The Freer Gallery will be closed for renovation until Summer 2017. The Sackler Gallery remains open.
Like the Hirshhorn Museum, the Freer and Sackler Galleries are based on the donated art collections of individuals: Charles Lang Freer and Arthur M. Sackler. Freer was a 19th-century railroad car manufacturer who collected both Oriental art and works by 19th-century American artist James McNeill Whistler. Sackler was a 20th-century physician and entrepreneur. He donated his collection of 1,000 pieces of Oriental art and objects to the Smithsonian in 1982, with additional funding to help construct the museum. The collections’ similar focus means that the two museums, connected by a short underground tunnel, are effectively combined for both visitors and research.
One of the first exhibits you’ll see at the Sackler is Feast Your Eyes: A Taste for Luxury in Ancient Iran – a collection of highly decorated gold, silver, and stone objects from Iran and surrounding areas between 400 BC and 700 AD. These are cups, plates, jewelry, and other everyday objects, done in precious metals and ornately rendered.
That exhibit ends in a large room that houses Peacock Room REMIX: Darren Waterston’s Filthy Lucre. This Sackler exhibit is a companion piece to the Freer’s Peacock Room, which is closed through mid-2017. With that unavailable, here’s some background in order to make sense of this display: The American artist James McNeill Whistler spent much of his working life in London. While there, he was commissioned by Thomas Jeckyll to finish decorating a dining room he’s started for Englishman Frederick Richards Leyland.
Depending on whose view you take, Whistler either went a little overboard on the artistic flourishes, or he created one of the great examples of interior design ever seen.
Leyland thought the former and refused to pay Whistler, who was driven to bankruptcy shortly after, with Leyland as his main creditor.

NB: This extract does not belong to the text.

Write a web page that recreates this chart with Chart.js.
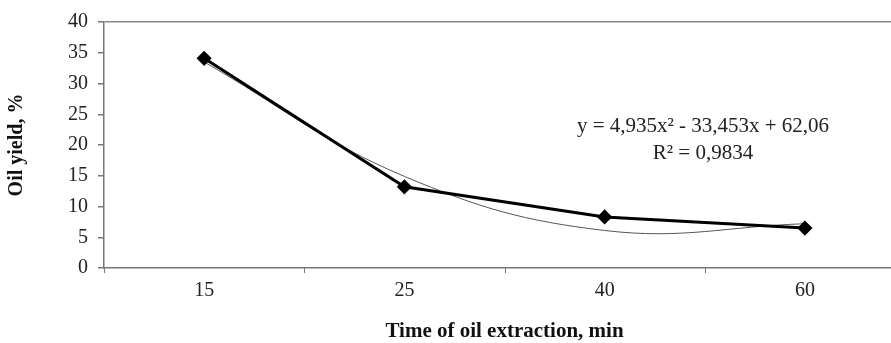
<!DOCTYPE html>
<html>
<head>
<meta charset="utf-8">
<script src="https://cdn.jsdelivr.net/npm/chart.js@4/dist/chart.umd.min.js"></script>
<style>
  html, body { margin: 0; padding: 0; background: #ffffff; overflow: hidden; }
  #wrap { width: 891px; height: 343px; position: relative; }
</style>
</head>
<body>
<div id="wrap"><canvas id="c" width="891" height="343"></canvas></div>
<script>
// ---- data ----
const categories = ['15', '25', '40', '60'];          // Time of oil extraction, min
const oilYield = [34.1, 13.2, 8.3, 6.5];               // Oil yield, %
const trendValues = [33.5, 14.9, 6.1, 7.2];            // polynomial trendline read at the categories
const yTickValues = [0, 5, 10, 15, 20, 25, 30, 35, 40];
const equationText = 'y = 4,935x² - 33,453x + 62,06';
const r2Text = 'R² = 0,9834';
const xTitle = 'Time of oil extraction, min';
const yTitle = 'Oil yield, %';

const serif = '"Liberation Serif", "Times New Roman", serif';

const extras = {
  id: 'extras',
  afterDraw(chart) {
    const ctx = chart.ctx;
    const xs = chart.scales.x, ys = chart.scales.y;
    const y0 = ys.getPixelForValue(0);
    ctx.save();
    // x tick marks between categories
    ctx.strokeStyle = '#777';
    ctx.lineWidth = 1;
    for (let i = 0; i <= categories.length; i++) {
      const px = Math.round(xs.getPixelForValue(i - 0.5)) + 0.5;
      ctx.beginPath();
      ctx.moveTo(px, y0);
      ctx.lineTo(px, y0 + 5);
      ctx.stroke();
    }
    // x axis title centred on the full category range
    const cx = (xs.getPixelForValue(-0.5) + xs.getPixelForValue(categories.length - 0.5)) / 2;
    ctx.fillStyle = '#111';
    ctx.font = 'bold 21px ' + serif;
    ctx.textAlign = 'center';
    ctx.textBaseline = 'middle';
    ctx.fillText(xTitle, cx, 332);
    // trendline equation
    ctx.font = '21px ' + serif;
    ctx.fillStyle = '#222';
    ctx.fillText(equationText, 703, 126);
    ctx.fillText(r2Text, 703, 153);
    ctx.restore();
  }
};

new Chart(document.getElementById('c'), {
  type: 'line',
  data: {
    datasets: [
      {
        label: 'Oil yield',
        data: oilYield.map((v, i) => ({ x: i, y: v })),
        borderColor: '#000',
        backgroundColor: '#000',
        borderWidth: 3,
        pointStyle: 'rectRot',
        pointRadius: 5.5,
        pointBackgroundColor: '#000',
        pointBorderColor: '#000',
        tension: 0
      },
      {
        label: 'Trend',
        data: trendValues.map((v, i) => ({ x: i, y: v })),
        borderColor: '#555',
        borderWidth: 1,
        pointRadius: 0,
        tension: 0.4
      }
    ]
  },
  options: {
    responsive: false,
    animation: false,
    devicePixelRatio: 1,
    layout: { autoPadding: false, padding: { top: 22, right: 0, bottom: 0, left: 0 } },
    plugins: { legend: { display: false }, tooltip: { enabled: false } },
    scales: {
      x: {
        type: 'linear',
        min: -0.5,
        max: 3.43,
        afterBuildTicks(scale) { scale.ticks = categories.map((c, i) => ({ value: i })); },
        afterFit(scale) { scale.height = 75; },
        ticks: {
          autoSkip: false,
          maxRotation: 0,
          padding: 11,
          color: '#222',
          font: { family: serif, size: 20 },
          callback: (v) => categories[v]
        },
        grid: { display: false, drawTicks: false },
        border: { display: true, color: '#777', width: 1.5 }
      },
      y: {
        min: 0,
        max: 40,
        afterBuildTicks(scale) { scale.ticks = yTickValues.map(v => ({ value: v })); },
        afterFit(scale) { scale.width = 104; },
        ticks: {
          padding: 10,
          color: '#222',
          font: { family: serif, size: 20 }
        },
        grid: {
          drawOnChartArea: true,
          color: (c) => (c.tick && c.tick.value === 40 ? '#888' : 'rgba(0,0,0,0)'),
          lineWidth: 1.5,
          tickColor: '#777',
          tickLength: 6
        },
        border: { display: true, color: '#777', width: 1.5 },
        title: {
          display: true,
          text: yTitle,
          color: '#111',
          font: { family: serif, size: 20, weight: 'bold' },
          padding: { top: 5, bottom: 0 }
        }
      }
    }
  },
  plugins: [extras]
});
</script>
</body>
</html>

They both ended up better than Jeckyll, who literally went insane soon after seeing what Whistler had done to Dzhisdz room. Whistler so hated Leyland that he painted a caricature of Leyland as a peacock in The Gold Scab: Eruption in Frilthy Lucre. Freer bought the room from Leyland’s heirs and had it transported in its entirety to the U.S. It’ll be on display when the Freer re-opens in 2017.
Waterston’s REMIX work takes its name from that Whistler caricature. The room is reimagined in the middle of its decay, with faded paint, broken ceramics, and damaged walls. What’s also great about this display is that you get to see Waterston’s art samples, color, and texture studies for his version, showing how much time, effort, and thought goes in to a display of this size and complexity.
Beyond the REMIX room is the hall of Sculpture of South Asia and the Himalayas. This area contains intricately carved religious statues of the area’s major and minor gods, and there are a couple of exceptional parts. First, the sculptures aren’t surrounded by glass or plastic, so you can get in close and see all of the detail work. Second, the explanations provided by the staff are excellent, giving you both the background on how these societies viewed this specific deity, but also the symbolism in the specific work you’re viewing.
While you’re here, duck into the middle of the Sackler and find the interior atrium. In the middle is a 90-foot sculpture called Monkeys Grasping for the Moon, by Xu Bing. The sculpture tells the story of a group of treetop monkeys who decided one night to try to capture the moon. They joined hands and tails to form a monkey chain down to the ground, where the found the moon’s reflection in a pool of water. (It’s supposed to be a warning about chasing illusory things. Or that lower primates lack depth perception. Not sure.)
Besides these permanent exhibits, the museums introduce several new topics per year.